Consumers who use Juul electronic cigarette products will still be able to find them in stores for the foreseeable future. A federal appeals court has stayed the U.S. Food and Drug Administration’s (FDA) ban while the company appeals.
Juul filed its appeal, asking the court to stop what it called an "extraordinary and unlawful action" that essentially would put it out of business. Late last week, the FDA denied Juul’s application to sell its tobacco- and menthol-flavored e-cigarettes in the U.S., effectively removing those products from the U.S. market.
The company and the government have tangled in the past over charges that Juul aimed some of its vaping products, which contain nicotine, at underage consumers. In particular, the FDA has cracked down on fruit-flavored vaping products popular with young people.
But the FDA’s action banning Juul products from the market was not officially connected with past issues. Rather, the agency said it hinged on product safety.
‘Lack of evidence’
“After reviewing the company’s premarket tobacco product applications (PMTAs), the FDA determined that the applications lacked sufficient evidence regarding the toxicological profile of the products to demonstrate that marketing of the products would be appropriate for the protection of the public health,” the FDA said in a statement.
The FDA continued, "In particular, some of the company’s study findings raised concerns due to insufficient and conflicting data – including regarding genotoxicity and potentially harmful chemicals leaching from the company’s proprietary e-liquid pods – that have not been adequately addressed."
In filing its appeal, Juul said it submitted enough data and other information to address all of the safety questions the agency raised. In addition to the toxicity questions, Juul and other e-cigarette makers are required to show that their products help adult smokers quit while not attracting young users.
In their emergency appeal, Juul’s lawyers argued that it gave the FDA plenty of evidence in support of its case, including a 125,000-page document that contained several studies looking at vaping’s health risks.

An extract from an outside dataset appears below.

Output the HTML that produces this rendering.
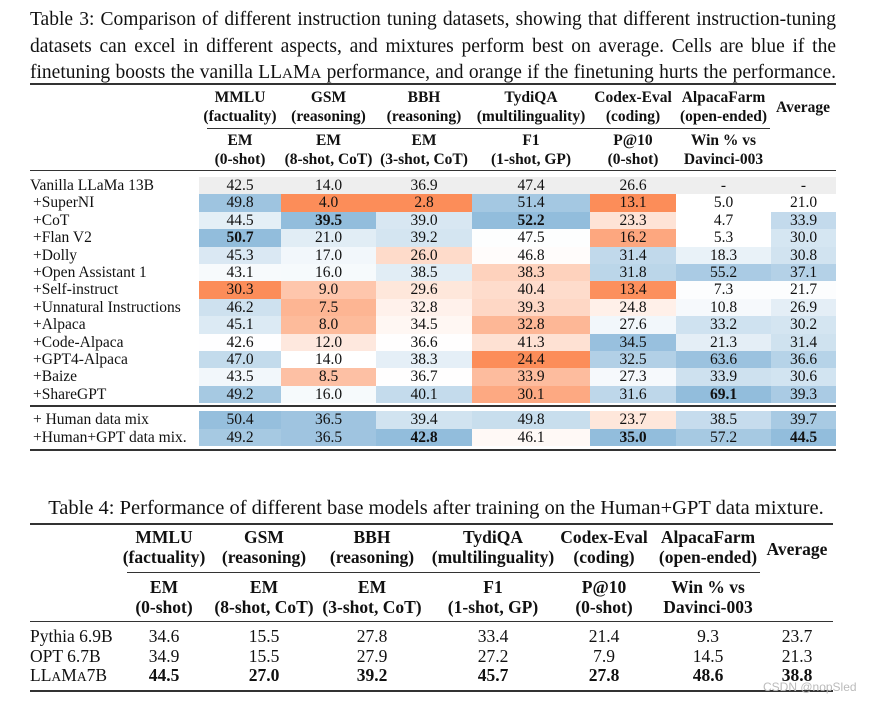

Juul claimed that the FDA cannot argue that there was a "critical and urgent public interest" in removing its products from the market so urgently when the agency allowed them to be sold in the two years since that document was submitted.
Juul’s popularity with young people perhaps raised its profile with regulators. In addition to once offering fruit-flavored cartridges for its devices, the design of the devices themselves became an issue. Critics charged the sleek design and an appearance resembling a computer flash drive is especially appealing to young people.
While the issue of underage use was not officially part of the FDA’s order, it has not completely disappeared. Late last month, researchers at the University of California San Diego issued a study finding that underage vaping had dramatically increased between 2017 and 2019.
The study found more than 1 million teens between the ages of 14 and 17 years old became daily tobacco users during that time. By 2019, the study said more than three-quarters of those young smokers were vaping on a daily basis.